Saturday 7 February 2009

Old Buildings in the Adelaide Hills

I recently took a road trip around the Adelaide Hills. I came across some amazing old buildings, some still habitable, some not and some, I am not quite sure, but all of them with character.

Right in the middle of the supposedly fastest growing town in South Australia, Mt Barker, was a strangely majestic sandstone building which looked to me as if it had once been a stable, or perhaps even partly living quarters.















It sat high on the hill, with an aura of authority as it looked down on the town, knowingly watching it grow. If only those wall could speak … the stories they could tell. Sitting beside it was an old rusted plough … amazing feeling about the place. I would have loved to walk inside and feel the aura; but the barbed wire fence surrounding it made it reasonably clear that that would not be welcome. I do, however, intend to check it out again next visit.
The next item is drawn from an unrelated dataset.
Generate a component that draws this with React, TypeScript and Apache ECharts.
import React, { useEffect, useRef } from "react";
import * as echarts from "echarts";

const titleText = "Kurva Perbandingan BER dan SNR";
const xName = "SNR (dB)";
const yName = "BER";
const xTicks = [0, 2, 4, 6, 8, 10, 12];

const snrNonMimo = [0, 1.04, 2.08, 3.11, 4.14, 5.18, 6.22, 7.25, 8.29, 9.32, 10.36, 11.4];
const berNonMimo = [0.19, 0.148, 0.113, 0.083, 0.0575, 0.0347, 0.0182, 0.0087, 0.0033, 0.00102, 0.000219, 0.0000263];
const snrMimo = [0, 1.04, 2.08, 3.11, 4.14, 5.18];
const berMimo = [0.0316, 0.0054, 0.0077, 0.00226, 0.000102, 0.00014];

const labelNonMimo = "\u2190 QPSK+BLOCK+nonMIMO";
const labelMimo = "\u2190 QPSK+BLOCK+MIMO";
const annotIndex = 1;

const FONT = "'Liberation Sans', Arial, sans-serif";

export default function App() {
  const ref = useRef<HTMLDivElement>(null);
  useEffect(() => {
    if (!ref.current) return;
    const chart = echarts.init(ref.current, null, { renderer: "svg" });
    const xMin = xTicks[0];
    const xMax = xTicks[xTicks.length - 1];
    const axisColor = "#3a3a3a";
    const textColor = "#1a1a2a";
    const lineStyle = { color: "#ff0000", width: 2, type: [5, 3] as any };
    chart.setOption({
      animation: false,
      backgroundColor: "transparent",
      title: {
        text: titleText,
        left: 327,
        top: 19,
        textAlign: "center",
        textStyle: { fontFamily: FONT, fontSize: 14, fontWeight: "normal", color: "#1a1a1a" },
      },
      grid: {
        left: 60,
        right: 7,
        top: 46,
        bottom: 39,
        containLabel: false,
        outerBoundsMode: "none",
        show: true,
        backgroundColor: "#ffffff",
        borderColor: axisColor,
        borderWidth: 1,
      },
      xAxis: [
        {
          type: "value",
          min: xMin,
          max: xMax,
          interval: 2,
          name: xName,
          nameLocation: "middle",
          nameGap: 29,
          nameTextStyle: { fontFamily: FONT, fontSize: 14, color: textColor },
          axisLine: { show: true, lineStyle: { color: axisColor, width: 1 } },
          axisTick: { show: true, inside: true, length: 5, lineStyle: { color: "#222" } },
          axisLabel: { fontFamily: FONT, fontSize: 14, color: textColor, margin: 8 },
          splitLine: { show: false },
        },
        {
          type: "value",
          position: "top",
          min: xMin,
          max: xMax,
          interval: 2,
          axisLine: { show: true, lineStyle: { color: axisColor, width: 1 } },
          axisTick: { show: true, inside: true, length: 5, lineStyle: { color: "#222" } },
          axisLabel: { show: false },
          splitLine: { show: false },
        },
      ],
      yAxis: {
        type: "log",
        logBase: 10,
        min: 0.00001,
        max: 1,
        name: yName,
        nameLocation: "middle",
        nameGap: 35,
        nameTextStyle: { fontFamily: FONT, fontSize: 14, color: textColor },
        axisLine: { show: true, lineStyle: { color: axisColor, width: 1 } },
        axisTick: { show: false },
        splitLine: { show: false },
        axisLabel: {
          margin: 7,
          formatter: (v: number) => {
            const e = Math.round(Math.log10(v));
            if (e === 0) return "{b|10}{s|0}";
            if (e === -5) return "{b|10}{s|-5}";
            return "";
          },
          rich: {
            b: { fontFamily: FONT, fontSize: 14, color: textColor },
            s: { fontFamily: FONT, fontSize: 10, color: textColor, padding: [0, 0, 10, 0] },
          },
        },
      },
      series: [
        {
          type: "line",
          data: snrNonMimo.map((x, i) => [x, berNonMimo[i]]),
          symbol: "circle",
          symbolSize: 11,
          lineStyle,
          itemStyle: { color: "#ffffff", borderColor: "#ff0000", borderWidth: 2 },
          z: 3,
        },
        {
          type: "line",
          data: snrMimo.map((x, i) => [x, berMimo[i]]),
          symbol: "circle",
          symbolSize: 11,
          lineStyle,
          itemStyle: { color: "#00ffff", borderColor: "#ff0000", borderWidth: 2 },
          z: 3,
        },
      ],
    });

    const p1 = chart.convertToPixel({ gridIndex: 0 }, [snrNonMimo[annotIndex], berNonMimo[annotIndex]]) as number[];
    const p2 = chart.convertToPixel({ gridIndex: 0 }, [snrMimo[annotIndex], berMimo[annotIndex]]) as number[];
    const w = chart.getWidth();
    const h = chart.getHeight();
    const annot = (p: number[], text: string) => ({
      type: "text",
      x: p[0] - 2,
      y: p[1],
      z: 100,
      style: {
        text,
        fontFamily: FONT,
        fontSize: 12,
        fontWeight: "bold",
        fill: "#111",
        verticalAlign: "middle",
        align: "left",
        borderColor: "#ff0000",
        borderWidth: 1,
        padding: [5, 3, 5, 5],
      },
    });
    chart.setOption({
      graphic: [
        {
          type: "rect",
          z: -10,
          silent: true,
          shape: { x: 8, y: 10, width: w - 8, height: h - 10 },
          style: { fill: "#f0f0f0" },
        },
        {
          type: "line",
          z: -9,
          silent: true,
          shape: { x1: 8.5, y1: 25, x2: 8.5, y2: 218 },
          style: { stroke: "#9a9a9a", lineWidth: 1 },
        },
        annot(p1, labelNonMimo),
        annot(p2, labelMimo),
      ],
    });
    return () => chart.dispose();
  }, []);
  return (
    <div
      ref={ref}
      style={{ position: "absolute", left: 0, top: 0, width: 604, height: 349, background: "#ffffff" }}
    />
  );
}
It sits on the hill in a large paddock, in the middle of a new subdivision on the outskirts of Mt Barker - Mt Barker Heights? - in splendid isolation definitely oozing authority. Below and around it are many modern homes and even the odd Mc Mansion, but it has not an air of being threatened. And I hope it stays that way.

Bit of history … Mount Barker was named after the explorer, Captain Collett Barker, who was killed by Aborigines at the mouth of the Murray in 1831.